Restate, exactly and without pictures, the lines from the start of the listing below through the line holding "fontsize=13.6, fontweight='bold', annotation_clip=False)".
▶
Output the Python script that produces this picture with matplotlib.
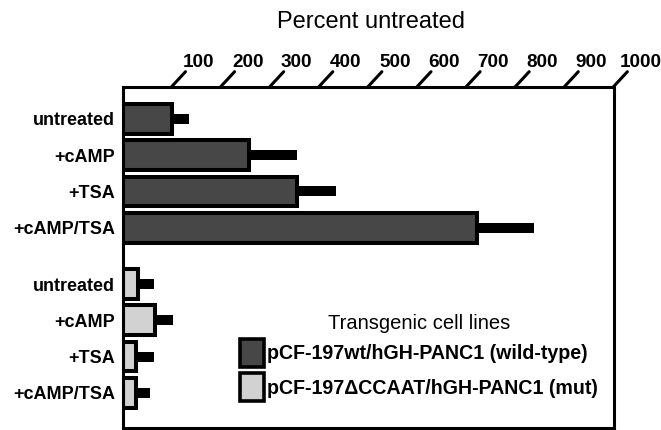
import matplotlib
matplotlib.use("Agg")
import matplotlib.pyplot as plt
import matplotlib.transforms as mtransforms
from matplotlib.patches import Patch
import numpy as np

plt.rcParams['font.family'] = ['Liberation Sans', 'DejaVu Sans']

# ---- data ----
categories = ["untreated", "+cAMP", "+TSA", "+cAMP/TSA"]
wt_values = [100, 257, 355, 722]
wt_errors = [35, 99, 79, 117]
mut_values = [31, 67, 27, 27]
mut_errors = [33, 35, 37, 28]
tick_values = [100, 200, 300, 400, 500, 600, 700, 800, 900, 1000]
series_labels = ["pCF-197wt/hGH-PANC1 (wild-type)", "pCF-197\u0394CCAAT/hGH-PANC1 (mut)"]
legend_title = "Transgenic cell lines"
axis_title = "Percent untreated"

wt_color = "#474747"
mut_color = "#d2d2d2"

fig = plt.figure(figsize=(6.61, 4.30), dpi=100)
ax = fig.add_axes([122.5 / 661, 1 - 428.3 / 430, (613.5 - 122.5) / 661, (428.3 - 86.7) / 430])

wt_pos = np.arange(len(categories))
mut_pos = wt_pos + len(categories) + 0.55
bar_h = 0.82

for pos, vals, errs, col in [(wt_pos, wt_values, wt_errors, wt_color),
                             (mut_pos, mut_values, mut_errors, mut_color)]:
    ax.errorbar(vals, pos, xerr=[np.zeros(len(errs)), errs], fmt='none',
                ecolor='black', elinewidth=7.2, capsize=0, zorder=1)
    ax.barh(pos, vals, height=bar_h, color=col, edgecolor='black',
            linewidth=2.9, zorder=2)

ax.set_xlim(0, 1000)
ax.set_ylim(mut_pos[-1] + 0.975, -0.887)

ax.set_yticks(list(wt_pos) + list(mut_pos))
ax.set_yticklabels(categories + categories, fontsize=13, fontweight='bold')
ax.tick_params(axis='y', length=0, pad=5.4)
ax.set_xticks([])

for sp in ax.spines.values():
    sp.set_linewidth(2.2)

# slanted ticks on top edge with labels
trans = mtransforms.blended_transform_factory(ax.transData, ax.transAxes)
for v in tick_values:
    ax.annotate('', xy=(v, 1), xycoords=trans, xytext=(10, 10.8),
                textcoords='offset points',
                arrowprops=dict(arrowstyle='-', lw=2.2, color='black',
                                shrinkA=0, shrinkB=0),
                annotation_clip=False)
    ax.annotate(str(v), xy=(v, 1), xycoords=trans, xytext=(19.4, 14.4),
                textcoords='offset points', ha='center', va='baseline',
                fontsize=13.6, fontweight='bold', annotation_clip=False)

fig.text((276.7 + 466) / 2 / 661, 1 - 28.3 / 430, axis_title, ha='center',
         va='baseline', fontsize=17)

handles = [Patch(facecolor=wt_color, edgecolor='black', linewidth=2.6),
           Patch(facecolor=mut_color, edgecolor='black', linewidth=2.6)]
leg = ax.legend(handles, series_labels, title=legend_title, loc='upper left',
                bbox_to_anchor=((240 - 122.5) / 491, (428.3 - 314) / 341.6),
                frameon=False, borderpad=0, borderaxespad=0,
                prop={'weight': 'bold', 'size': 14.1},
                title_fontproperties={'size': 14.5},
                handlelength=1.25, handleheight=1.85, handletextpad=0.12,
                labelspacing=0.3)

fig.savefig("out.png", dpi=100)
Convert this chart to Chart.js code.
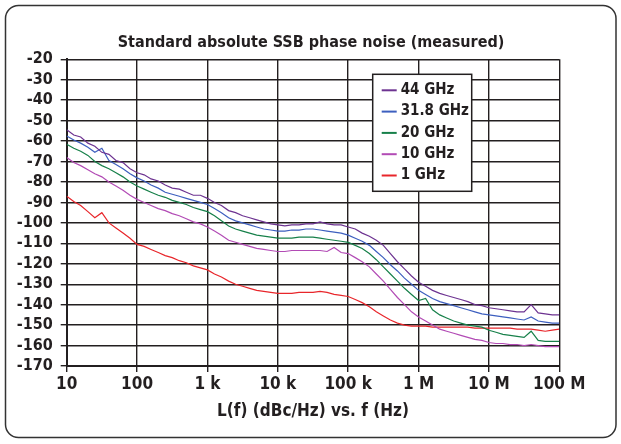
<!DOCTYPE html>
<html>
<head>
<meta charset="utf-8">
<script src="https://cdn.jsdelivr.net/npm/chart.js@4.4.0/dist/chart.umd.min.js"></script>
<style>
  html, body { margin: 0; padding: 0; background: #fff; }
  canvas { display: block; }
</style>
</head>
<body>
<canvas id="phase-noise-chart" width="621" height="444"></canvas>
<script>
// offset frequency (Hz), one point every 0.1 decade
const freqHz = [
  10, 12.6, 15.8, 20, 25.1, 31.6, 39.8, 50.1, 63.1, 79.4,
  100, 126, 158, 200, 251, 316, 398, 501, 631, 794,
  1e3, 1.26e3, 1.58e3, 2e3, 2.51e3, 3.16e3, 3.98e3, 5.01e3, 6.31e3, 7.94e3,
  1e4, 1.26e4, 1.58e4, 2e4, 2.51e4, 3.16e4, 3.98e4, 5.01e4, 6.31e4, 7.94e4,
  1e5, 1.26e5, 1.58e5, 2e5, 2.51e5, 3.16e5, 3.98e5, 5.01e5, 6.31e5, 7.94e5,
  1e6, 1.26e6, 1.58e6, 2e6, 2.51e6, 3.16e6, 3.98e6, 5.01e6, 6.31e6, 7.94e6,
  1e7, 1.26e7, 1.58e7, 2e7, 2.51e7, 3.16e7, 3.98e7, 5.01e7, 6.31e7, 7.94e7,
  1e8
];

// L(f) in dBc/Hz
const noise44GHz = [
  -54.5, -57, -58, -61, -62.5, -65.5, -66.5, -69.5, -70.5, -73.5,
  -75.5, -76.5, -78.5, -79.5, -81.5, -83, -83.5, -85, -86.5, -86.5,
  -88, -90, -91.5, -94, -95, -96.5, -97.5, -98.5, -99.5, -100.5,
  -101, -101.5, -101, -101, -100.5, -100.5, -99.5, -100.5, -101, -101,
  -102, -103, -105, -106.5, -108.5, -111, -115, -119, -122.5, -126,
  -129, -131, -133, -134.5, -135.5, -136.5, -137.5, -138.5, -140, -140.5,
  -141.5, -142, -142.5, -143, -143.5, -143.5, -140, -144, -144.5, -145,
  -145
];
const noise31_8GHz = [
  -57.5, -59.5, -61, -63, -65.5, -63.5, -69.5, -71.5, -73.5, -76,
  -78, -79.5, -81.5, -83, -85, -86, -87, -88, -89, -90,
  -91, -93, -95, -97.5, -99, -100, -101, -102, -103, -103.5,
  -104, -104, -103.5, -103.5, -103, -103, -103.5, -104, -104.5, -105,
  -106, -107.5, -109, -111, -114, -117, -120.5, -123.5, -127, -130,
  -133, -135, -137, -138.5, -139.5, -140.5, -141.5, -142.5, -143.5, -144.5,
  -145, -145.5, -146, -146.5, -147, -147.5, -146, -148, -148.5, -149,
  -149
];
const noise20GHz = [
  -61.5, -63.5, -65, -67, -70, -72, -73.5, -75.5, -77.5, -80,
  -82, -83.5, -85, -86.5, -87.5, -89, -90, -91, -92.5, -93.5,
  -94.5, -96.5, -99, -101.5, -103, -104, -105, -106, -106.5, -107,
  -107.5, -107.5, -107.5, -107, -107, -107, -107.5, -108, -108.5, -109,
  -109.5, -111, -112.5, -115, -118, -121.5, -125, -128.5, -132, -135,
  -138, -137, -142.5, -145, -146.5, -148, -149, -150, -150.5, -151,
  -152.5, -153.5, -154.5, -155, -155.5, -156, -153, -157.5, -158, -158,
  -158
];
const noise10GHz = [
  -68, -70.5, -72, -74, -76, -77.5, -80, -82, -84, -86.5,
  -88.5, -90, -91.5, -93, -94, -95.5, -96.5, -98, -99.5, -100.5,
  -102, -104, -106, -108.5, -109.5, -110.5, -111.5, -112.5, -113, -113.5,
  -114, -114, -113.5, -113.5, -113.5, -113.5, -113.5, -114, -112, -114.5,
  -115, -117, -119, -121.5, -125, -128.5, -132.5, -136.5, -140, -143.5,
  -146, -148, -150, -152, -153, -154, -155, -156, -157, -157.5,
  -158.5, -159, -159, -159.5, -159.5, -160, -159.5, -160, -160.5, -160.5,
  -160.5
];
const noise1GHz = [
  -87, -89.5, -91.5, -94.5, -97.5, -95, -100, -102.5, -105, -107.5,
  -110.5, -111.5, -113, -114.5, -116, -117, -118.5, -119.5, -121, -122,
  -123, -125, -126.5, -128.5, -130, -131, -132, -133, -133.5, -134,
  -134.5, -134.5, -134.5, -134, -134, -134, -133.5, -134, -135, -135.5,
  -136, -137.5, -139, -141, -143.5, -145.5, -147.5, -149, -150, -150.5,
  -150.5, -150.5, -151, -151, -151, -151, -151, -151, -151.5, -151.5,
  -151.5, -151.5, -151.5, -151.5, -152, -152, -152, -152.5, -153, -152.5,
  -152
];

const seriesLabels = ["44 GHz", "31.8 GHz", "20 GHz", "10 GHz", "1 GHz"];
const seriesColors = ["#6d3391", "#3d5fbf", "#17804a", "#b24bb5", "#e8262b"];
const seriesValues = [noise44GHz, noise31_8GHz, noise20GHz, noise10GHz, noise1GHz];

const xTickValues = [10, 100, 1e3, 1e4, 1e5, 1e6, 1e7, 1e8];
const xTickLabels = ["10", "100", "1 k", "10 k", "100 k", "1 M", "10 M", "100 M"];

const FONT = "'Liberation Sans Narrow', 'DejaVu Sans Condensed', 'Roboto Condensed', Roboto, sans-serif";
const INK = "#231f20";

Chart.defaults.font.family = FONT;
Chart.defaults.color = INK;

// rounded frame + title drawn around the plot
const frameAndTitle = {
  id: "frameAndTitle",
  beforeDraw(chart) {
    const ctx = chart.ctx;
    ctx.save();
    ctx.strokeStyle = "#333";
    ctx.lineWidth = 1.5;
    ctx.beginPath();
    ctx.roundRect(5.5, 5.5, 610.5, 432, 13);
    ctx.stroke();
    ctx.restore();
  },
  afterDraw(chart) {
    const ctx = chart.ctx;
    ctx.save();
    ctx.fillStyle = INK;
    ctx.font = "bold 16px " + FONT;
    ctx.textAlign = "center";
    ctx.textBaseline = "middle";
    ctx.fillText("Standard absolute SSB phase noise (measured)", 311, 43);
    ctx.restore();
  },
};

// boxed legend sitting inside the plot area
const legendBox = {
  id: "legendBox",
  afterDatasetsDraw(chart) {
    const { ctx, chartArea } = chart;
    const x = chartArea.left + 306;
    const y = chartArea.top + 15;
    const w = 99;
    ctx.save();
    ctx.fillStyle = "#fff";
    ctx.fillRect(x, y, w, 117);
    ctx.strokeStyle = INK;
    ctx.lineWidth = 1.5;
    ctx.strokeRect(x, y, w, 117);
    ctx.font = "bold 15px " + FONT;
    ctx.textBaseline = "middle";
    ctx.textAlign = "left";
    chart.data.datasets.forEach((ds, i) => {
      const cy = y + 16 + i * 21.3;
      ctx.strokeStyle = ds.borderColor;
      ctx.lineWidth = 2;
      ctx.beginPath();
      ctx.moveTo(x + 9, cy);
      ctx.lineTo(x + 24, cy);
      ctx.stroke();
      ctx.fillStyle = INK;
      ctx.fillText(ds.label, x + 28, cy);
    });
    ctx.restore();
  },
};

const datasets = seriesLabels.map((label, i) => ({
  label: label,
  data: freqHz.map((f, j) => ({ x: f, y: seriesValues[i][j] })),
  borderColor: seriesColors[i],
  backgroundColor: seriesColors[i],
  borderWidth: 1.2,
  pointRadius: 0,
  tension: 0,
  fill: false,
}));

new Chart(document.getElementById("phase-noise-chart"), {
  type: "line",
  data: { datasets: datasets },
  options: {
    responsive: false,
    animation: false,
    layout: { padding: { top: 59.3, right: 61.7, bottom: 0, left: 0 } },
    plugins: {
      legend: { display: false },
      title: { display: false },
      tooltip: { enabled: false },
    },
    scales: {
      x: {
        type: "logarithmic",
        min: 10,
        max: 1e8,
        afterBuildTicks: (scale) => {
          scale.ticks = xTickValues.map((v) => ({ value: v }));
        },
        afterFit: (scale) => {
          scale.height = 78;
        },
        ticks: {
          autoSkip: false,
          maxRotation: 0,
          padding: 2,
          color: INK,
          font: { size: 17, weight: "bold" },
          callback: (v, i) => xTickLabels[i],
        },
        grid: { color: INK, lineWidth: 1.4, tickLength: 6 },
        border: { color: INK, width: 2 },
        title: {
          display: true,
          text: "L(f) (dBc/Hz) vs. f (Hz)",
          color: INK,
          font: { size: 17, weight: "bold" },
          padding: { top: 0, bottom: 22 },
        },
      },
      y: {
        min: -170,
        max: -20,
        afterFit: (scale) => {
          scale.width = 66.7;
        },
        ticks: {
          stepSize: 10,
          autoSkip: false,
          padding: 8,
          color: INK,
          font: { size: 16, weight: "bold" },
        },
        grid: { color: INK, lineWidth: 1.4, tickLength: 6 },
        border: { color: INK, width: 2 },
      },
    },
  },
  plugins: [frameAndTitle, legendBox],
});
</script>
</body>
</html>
◀
TASK RESULT >>
Output the Python script that produces this picture with matplotlib.
import matplotlib
matplotlib.use("Agg")
import matplotlib.pyplot as plt
import matplotlib.transforms as mtransforms
from matplotlib.patches import Patch
import numpy as np

plt.rcParams['font.family'] = ['Liberation Sans', 'DejaVu Sans']

# ---- data ----
categories = ["untreated", "+cAMP", "+TSA", "+cAMP/TSA"]
wt_values = [100, 257, 355, 722]
wt_errors = [35, 99, 79, 117]
mut_values = [31, 67, 27, 27]
mut_errors = [33, 35, 37, 28]
tick_values = [100, 200, 300, 400, 500, 600, 700, 800, 900, 1000]
series_labels = ["pCF-197wt/hGH-PANC1 (wild-type)", "pCF-197\u0394CCAAT/hGH-PANC1 (mut)"]
legend_title = "Transgenic cell lines"
axis_title = "Percent untreated"

wt_color = "#474747"
mut_color = "#d2d2d2"

fig = plt.figure(figsize=(6.61, 4.30), dpi=100)
ax = fig.add_axes([122.5 / 661, 1 - 428.3 / 430, (613.5 - 122.5) / 661, (428.3 - 86.7) / 430])

wt_pos = np.arange(len(categories))
mut_pos = wt_pos + len(categories) + 0.55
bar_h = 0.82

for pos, vals, errs, col in [(wt_pos, wt_values, wt_errors, wt_color),
                             (mut_pos, mut_values, mut_errors, mut_color)]:
    ax.errorbar(vals, pos, xerr=[np.zeros(len(errs)), errs], fmt='none',
                ecolor='black', elinewidth=7.2, capsize=0, zorder=1)
    ax.barh(pos, vals, height=bar_h, color=col, edgecolor='black',
            linewidth=2.9, zorder=2)

ax.set_xlim(0, 1000)
ax.set_ylim(mut_pos[-1] + 0.975, -0.887)

ax.set_yticks(list(wt_pos) + list(mut_pos))
ax.set_yticklabels(categories + categories, fontsize=13, fontweight='bold')
ax.tick_params(axis='y', length=0, pad=5.4)
ax.set_xticks([])

for sp in ax.spines.values():
    sp.set_linewidth(2.2)

# slanted ticks on top edge with labels
trans = mtransforms.blended_transform_factory(ax.transData, ax.transAxes)
for v in tick_values:
    ax.annotate('', xy=(v, 1), xycoords=trans, xytext=(10, 10.8),
                textcoords='offset points',
                arrowprops=dict(arrowstyle='-', lw=2.2, color='black',
                                shrinkA=0, shrinkB=0),
                annotation_clip=False)
    ax.annotate(str(v), xy=(v, 1), xycoords=trans, xytext=(19.4, 14.4),
                textcoords='offset points', ha='center', va='baseline',
                fontsize=13.6, fontweight='bold', annotation_clip=False)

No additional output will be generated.